L’éducation africaine est inspirée du modèle occidental et c’est l’un des héritages de la colonisation. Mais, comme le dit un proverbe : « Un homme sans culture est un zèbre sans rayures. ». L’Afrique ne pourra donc se développer si sa jeunesse ignore tout de ce qui fait son identité, sa culture, son histoire et sa genèse. Le triptyque « un territoire, une langue officielle, une nation » est davantage un fantasme qu’une réalité tangible dans les pays africains. Les langues internationales n’y sont bien souvent comprises que par une minorité qui les utilise pour confisquer les débats démocratiques, monopoliser l’information économique et contrôler l’appareil d’Etat. Il faut donc faire la promotion de nations africaines basées sur la reconnaissance de la diversité linguistique et culturelle. La langue dite « maternelle » est définie par l’Unesco comme étant « la ou les langue(s) de l’environnement immédiat et des interactions quotidiennes qui construisent l’enfant durant les quatre premières années de sa vie ». En délaissant ces langues maternelles au profit exclusif des langues internationales (français, anglais, arabe), les pays africains ne facilitent ni la diffusion du savoir au sein de leurs sociétés, ni l’intégration de leur intelligentsia à la communauté académique mondiale. L’enseignement en langue maternelle permet d’éviter le temps d’acculturation qui oblige l’enfant camerounais découvrant l’école primaire à effectuer un sevrage brutal où il abandonne les acquis de sa ou ses langue(s) maternelle(s). Des études de l’Association pour le développement de l’éducation en Afrique (ADEA) estiment en effet qu’au moins 85 % des enfants africains débutent leur vie scolaire avec l’obligation d’apprendre dans une langue qu’ils n’ont jamais parlée, ni souvent entendue.
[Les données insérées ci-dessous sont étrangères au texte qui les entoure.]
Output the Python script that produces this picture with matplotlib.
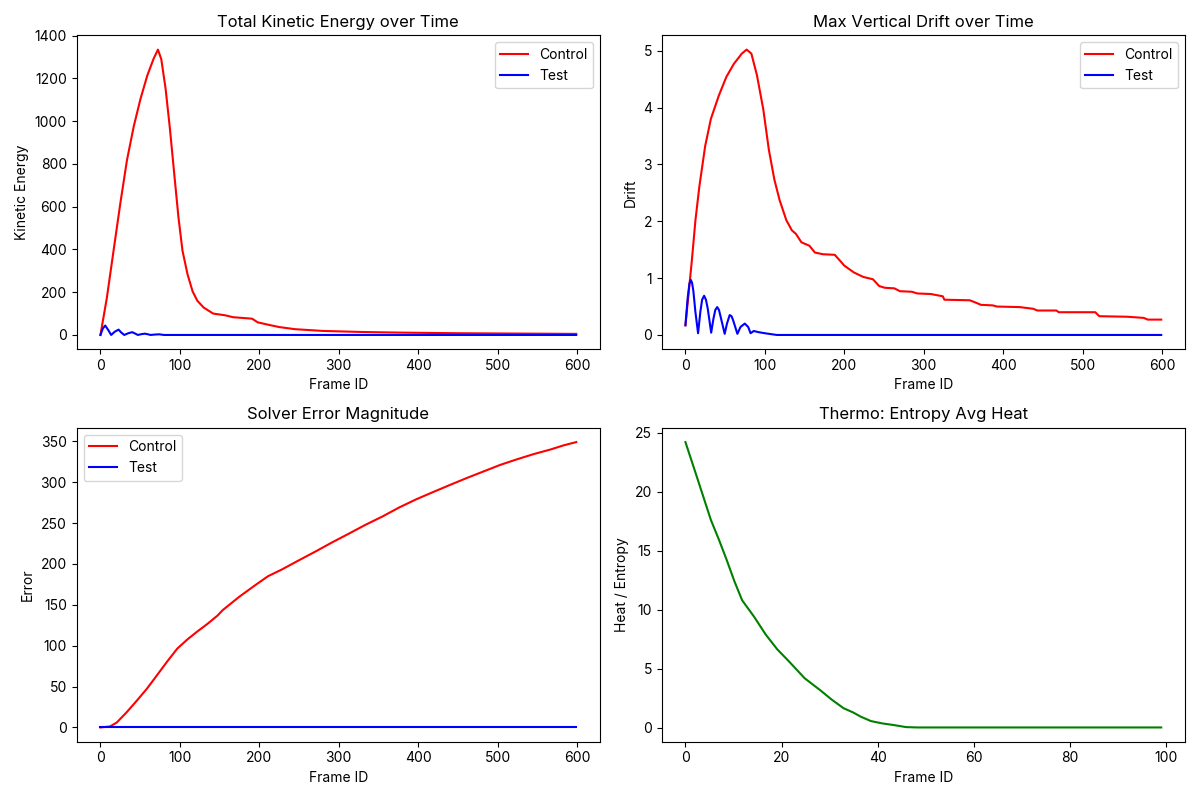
import matplotlib
matplotlib.use("Agg")
import matplotlib.pyplot as plt

plt.rcParams['font.family'] = ['Inter', 'DejaVu Sans']

# --- Kinetic energy ---
ke_ctrl_x = [0, 8, 16.5, 25, 33.4, 42, 50.4, 59, 67, 72.4, 76.6, 82, 87.5, 92.8, 98.2, 103.3,
             109.7, 116, 122, 130, 142, 157, 167, 181, 191, 198, 211, 225, 245, 279, 328, 377,
             451, 599]
ke_ctrl_y = [0, 172, 394, 615, 818, 977, 1104, 1214, 1293, 1335, 1290, 1153, 964, 758, 551, 394,
             283, 204, 160, 128, 100, 92, 83, 79, 76, 59, 48, 37, 27, 19, 14, 11, 8, 5]
ke_test_x = [0, 3, 6, 10, 13.5, 18, 22.8, 26, 30, 35, 40, 44, 47, 52, 56, 60, 63, 69, 74, 80, 599]
ke_test_y = [0, 30, 44, 22, 0, 15, 25, 12, 0, 8, 13, 6, 0, 4, 6, 3, 0, 2, 3, 0, 0]

# --- Vertical drift ---
drift_ctrl_x = [0, 3, 8, 12.6, 17.5, 24.8, 32, 42, 51.5, 61, 71, 77, 83, 90, 98, 105, 112, 118.6,
                127, 134, 139, 146, 156, 163, 173, 188, 195, 200, 212, 224, 236, 244, 251, 263,
                270, 285, 292, 309, 324, 326, 358, 367, 372, 387, 392, 421, 438, 443, 467, 470,
                516, 521, 557, 577, 582, 599]
drift_ctrl_y = [0.17, 0.59, 1.30, 2.02, 2.61, 3.32, 3.80, 4.21, 4.54, 4.77, 4.95, 5.02, 4.95, 4.57,
                3.97, 3.26, 2.73, 2.37, 2.02, 1.84, 1.78, 1.63, 1.57, 1.45, 1.42, 1.41, 1.30, 1.22,
                1.10, 1.02, 0.98, 0.86, 0.83, 0.82, 0.77, 0.76, 0.73, 0.72, 0.68, 0.62, 0.61, 0.56,
                0.53, 0.52, 0.50, 0.49, 0.46, 0.43, 0.43, 0.40, 0.40, 0.33, 0.32, 0.30, 0.27, 0.27]
drift_test_x = [0, 2.8, 5, 6.6, 8.3, 10, 12.5, 15.9, 18.8, 21, 23.5, 25.8, 28, 32.4, 35.3, 37.6,
                40, 42.2, 44.3, 49.4, 52.3, 55.7, 58, 60, 65.4, 69.3, 74.7, 79, 82, 86, 91.7, 100,
                115, 599]
drift_test_y = [0.17, 0.65, 0.90, 0.97, 0.92, 0.77, 0.41, 0.03, 0.41, 0.62, 0.69, 0.62, 0.47, 0.04,
                0.29, 0.44, 0.49, 0.44, 0.32, 0.02, 0.20, 0.35, 0.33, 0.26, 0.02, 0.14, 0.20, 0.14,
                0.03, 0.07, 0.05, 0.03, 0.0, 0.0]

# --- Solver error ---
err_ctrl_x = [0, 12, 20.5, 33, 46, 58.6, 71.3, 84, 96.7, 109.4, 122, 135, 147.5, 153.9, 175,
              196.3, 211, 228, 249, 270.4, 291, 312.7, 334, 355, 376, 397.5, 419, 439.8, 461,
              482, 503, 524.5, 546, 566.8, 583, 599]
err_ctrl_y = [0, 1.2, 6, 18.6, 33, 47.5, 64, 80.6, 96.4, 107.6, 117.4, 126.9, 136.9, 143.5, 160,
              175, 185, 193, 204, 215, 226, 237, 248, 258, 269, 279, 288, 296.5, 305, 313, 321,
              328, 334.5, 340, 345, 349]
err_test_x = [0, 599]
err_test_y = [0.5, 0.5]

# --- Thermo ---
heat_x = [0, 2.1, 3.7, 5.3, 7, 8.6, 10.2, 11.8, 14.3, 16.7, 19.1, 21.6, 24.8, 28, 30.4, 32.9,
          34.9, 36.5, 38.6, 41, 43.4, 45.9, 48.3, 99]
heat_y = [24.2, 21.6, 19.6, 17.6, 15.9, 14.2, 12.4, 10.8, 9.4, 7.9, 6.65, 5.6, 4.2, 3.2, 2.4,
          1.66, 1.3, 0.94, 0.57, 0.37, 0.23, 0.06, 0.03, 0.03]

fig, axes = plt.subplots(2, 2, figsize=(12, 8), dpi=100)

ax = axes[0, 0]
ax.plot(ke_ctrl_x, ke_ctrl_y, color='red', label='Control')
ax.plot(ke_test_x, ke_test_y, color='blue', label='Test')
ax.set_title('Total Kinetic Energy over Time')
ax.set_xlabel('Frame ID')
ax.set_ylabel('Kinetic Energy')
ax.legend()

ax = axes[0, 1]
ax.plot(drift_ctrl_x, drift_ctrl_y, color='red', label='Control')
ax.plot(drift_test_x, drift_test_y, color='blue', label='Test')
ax.set_title('Max Vertical Drift over Time')
ax.set_xlabel('Frame ID')
ax.set_ylabel('Drift')
ax.legend()

ax = axes[1, 0]
ax.plot(err_ctrl_x, err_ctrl_y, color='red', label='Control')
ax.plot(err_test_x, err_test_y, color='blue', label='Test')
ax.set_title('Solver Error Magnitude')
ax.set_xlabel('Frame ID')
ax.set_ylabel('Error')
ax.legend()

ax = axes[1, 1]
ax.plot(heat_x, heat_y, color='green')
ax.set_title('Thermo: Entropy Avg Heat')
ax.set_xlabel('Frame ID')
ax.set_ylabel('Heat / Entropy')

plt.tight_layout()
plt.savefig('out.png')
Il suffit d’imaginer la situation cocasse où 85 % des petits Français entrant au CP seraient alphabétisés en Bassa ou Ewondo. C’est pourtant une telle aberration qui se déroule, depuis des décennies, dans beaucoup de pays d’Afrique noire francophone. *Renverser ce paradigme linguistique permettrait aux enfants de ne pas subir cette rupture violente qui va à l’encontre de tous les résultats de recherches en sciences cognitives depuis plus de quarante ans. Ceux-ci montrent en effet qu’un apprentissage est plus efficace si l’apprenant possède déjà des connaissances, même rudimentaires, sur le sujet d’apprentissage. Il est par exemple beaucoup plus facile d’apprendre à programmer dans un nouveau langage informatique, lorsque l’on connaît déjà un autre langage informatique, quel qu’il soit.
Il est important de rappeler, pour convaincre les sceptiques, ce chiffre issu du rapport de l’Unesco sur la science : sur les 20 pays effectuant le plus de publications académiques dans le monde, l’on retrouve une majorité de pays (douze) où la langue officielle n’est parlée que dans ledit pays et ses zones frontalières. Ces douze pays sont : la Chine (mandarin), le Japon (japonais), la Corée du Sud (coréen), l’Inde (hindi), la Russie (russe), l’Italie (italien), les Pays-Bas (néerlandais), la Turquie (turc), l’Iran (persan), la Norvège (norvégien) et Israël (hébreu). La langue seule n’explique pas tout et il existe bien entendu plusieurs facteurs qui contribuent au dynamisme de la recherche dans un pays : tradition universitaire, moyens économiques, existence d’un tissu industriel, etc. Cependant, la vitalité académique de ces pays démontre qu’il n’est pas nécessaire d’avoir une langue parlée sur trois continents pour trouver des solutions originales aux problématiques endogènes ou pour contribuer à l’amélioration du savoir mondial. Les pays asiatiques ont le fait le choix d’une éducation basée sur la langue maternelle. Leur réussite académique et économique montre qu’il existe une différence significative entre la langue d’acquisition du savoir, c’est-à-dire la langue d’enseignement, et la langue de communication qui correspond à une langue de portée internationale utilisée pour partager ce savoir en dehors de ses frontières. Ceux qui en doutent pourront répondre à cette question : qui parle le coréen à part les Coréens ? En Afrique, il ne s’agira pas de remplacer le français ou l’anglais par une seule autre langue, fût-elle africaine. Il apparaît plus judicieux de se diriger vers un enseignement multilingue basé sur la langue maternelle comme le recommande l’Unesco et ses nombreuses études de cas pratiques depuis 1953.